Gabe Morris
Gabe Morris

Reputation: 872

How do you get a regular expression to match a case that is within a case?

When working with .csv files, there is typically quotes surrounding cells that contain a ',' and sometimes even all the cells have quotes. I'm trying to isolate the cells that have quotes. Take this code for example:

import re

example_row = 'Value1,"If you study, you will get an "A".","If you do not study, you will fail.",Value4'

quote_pattern = re.compile(r'^".*",|,".*",|,".*"$', re.DOTALL)

print(quote_pattern.findall(example_row))

The output for this is:

[',"If you study, you will make an "A"","If you do not study, you will get an "F"",']

My desired output is this:

[',"If you study, you will make an "A"",', ',"If you do not study, you will get an "F"",']

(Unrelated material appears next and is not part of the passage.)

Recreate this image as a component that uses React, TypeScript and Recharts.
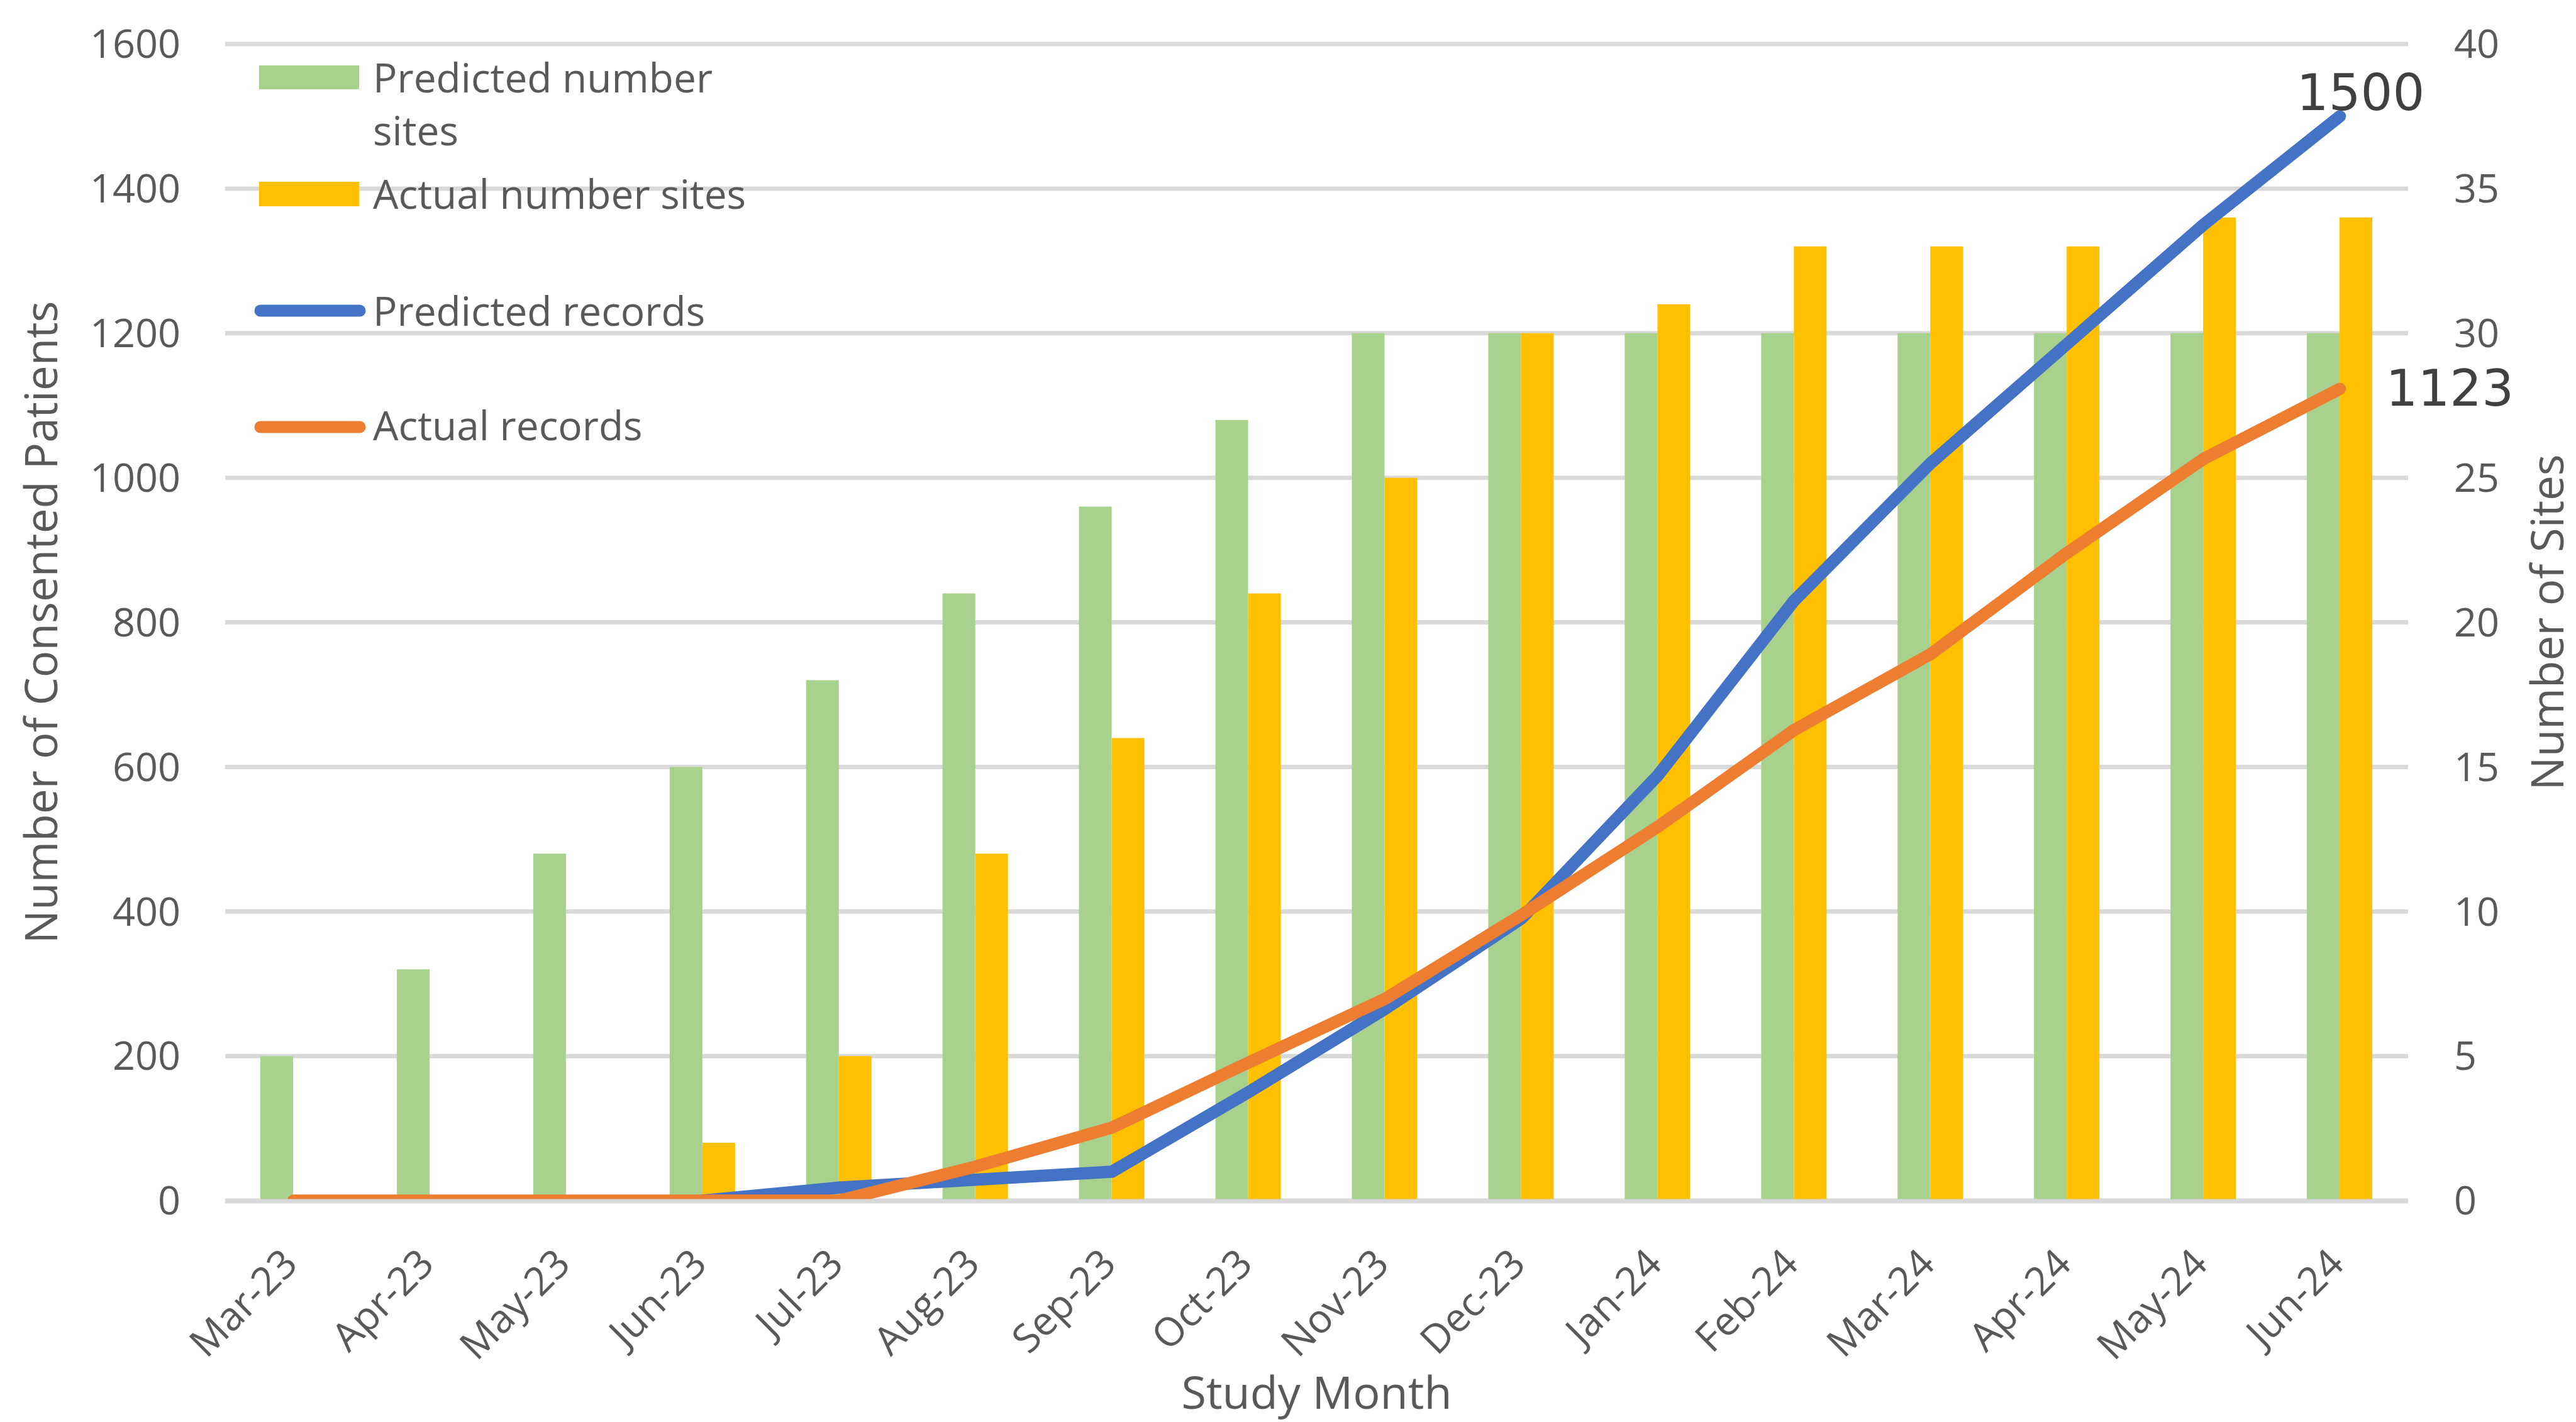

How do I change the regular expression to recognize this? The intent here is to not split up .csv files using regex; rather, it is to address the issue of regular expressions when you have a case within a case.

Upvotes: 0

Views: 81

Answers (1)

anubhava
anubhava

Reputation: 785256

For your simple case you may use this regex in python:

>>> import re
>>> row = 'Value1,"If you study, you will get an "A".","If you do not study, you will get an "F"",Value4'
>>> print( re.findall(r'(?:^|,)"(.*?)"(?=,|$)', row) )
['If you study, you will get an "A".', 'If you do not study, you will get an "F"']

RegEx Details:

  • (?:^|,): Match start or a ,
  • ": Match opening "
  • (.*?): Match and group 0 or more characters (lazy quantifier)
  • ": Match closing "
  • (?=,|$): Lookahead to assert that we have a , or line end ahead

But as I commented above that prefer using a CSV parser module.

Upvotes: 1

Related Questions